Admittedly, the CIM remains unproven. The definitive clinical trials are exceeding expensive and, even if they do get funded, will take years to perform. Unfortunately, conventional observational (“associational”) research can’t come to the rescue, because of the difficulty of determining which comes first:
overeating > increasing body fat > high insulin secretion (Conventional View)
high insulin secretion> increasing body fat > overeating (The CIM)
This difference is of much more than just theoretical interest, with direct implications for how best to prevent and treat obesity. If the Conventional View is right, we need to focus even more intensively on cutting back calories, for example with a 1600 calorie diet. If the CIM is right, the emphasis should instead be placed on lowering insulin secretion with a lower-carbohydrate/higher-fat diet and other supportive dietary and lifestyle measures. Calorie balance will then adjust naturally due to reduced hunger, greater satiety and faster metabolism.
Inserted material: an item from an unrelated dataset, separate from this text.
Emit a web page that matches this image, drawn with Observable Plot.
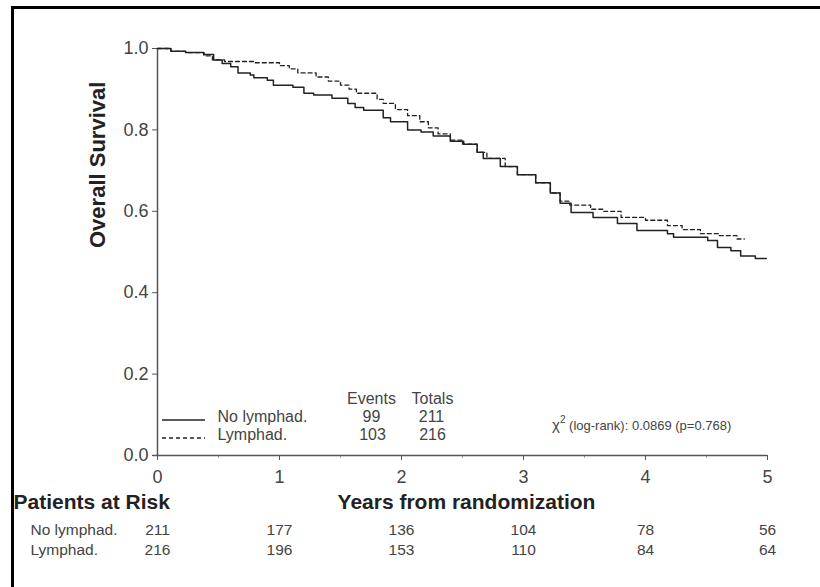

Fortunately, a new scientific method, called Mendelian Randomization (MR), can help disentangle cause and effect. MR is based on the fact that a child receives genes from both parents at conception in a random fashion (for all practical purposes).
Let’s say you are interested in studying the effects of an exposure (for example, HDL-cholesterol) on a health outcome (heart attack). First you identify genetic determinants of that exposure within a population. Then you see whether those genes predict likelihood of the outcome. In the case of HDL-cholesterol and heart disease, the results from MR provide evidence against a long-standing belief based on less sophisticated methods.
In an article published today in Clinical Chemistry’s Special Issue on Obesity, my colleagues in Boston and I used MR to test whether higher insulin secretion throughout one’s life (the exposure) is related to higher body weight (the outcome)— a key assumption of the CIM. Using several large international databases, we created a genetic score that predicts how much insulin a person releases after consuming carbohydrate (technically, insulin 30 minutes into an oral glucose tolerance test). We found that genetically-determined insulin secretion predicted body mass index with extremely high confidence (p<0.00000000000000000001) and a potentially large effect across the population. Body weight of high insulin secretors was about 10 pounds more, on average, than low insulin secretors (comparing 90th to 10th percentiles) — an effect that might be even greater among those consuming the most carbohydrate. Of particular importance, the “reverse” relationship was null. That is, genetically determined body mass index did not predict insulin secretion to any degree (p=0.43).
These results are, as highlighted in an accompanying editorial, “less susceptible to confounding and reverse causation, the Achilles heel of other association studies … information that must be incorporated into our thinking and not rejected on the grounds that it conflicts with a rigid intellectual position”. (The editorial also provides a concise history of CIM, whose origins date back a century.)
Pending further research, all sides of this debate would do well to avoid proclamations of having either proven or disproven the CIM. Ultimately, we will likely find that the truth is more complicated than expected, with important variations (based in part on biological differences) that determine an individual’s optimal diet for obesity treatment, chronic disease prevention and longevity.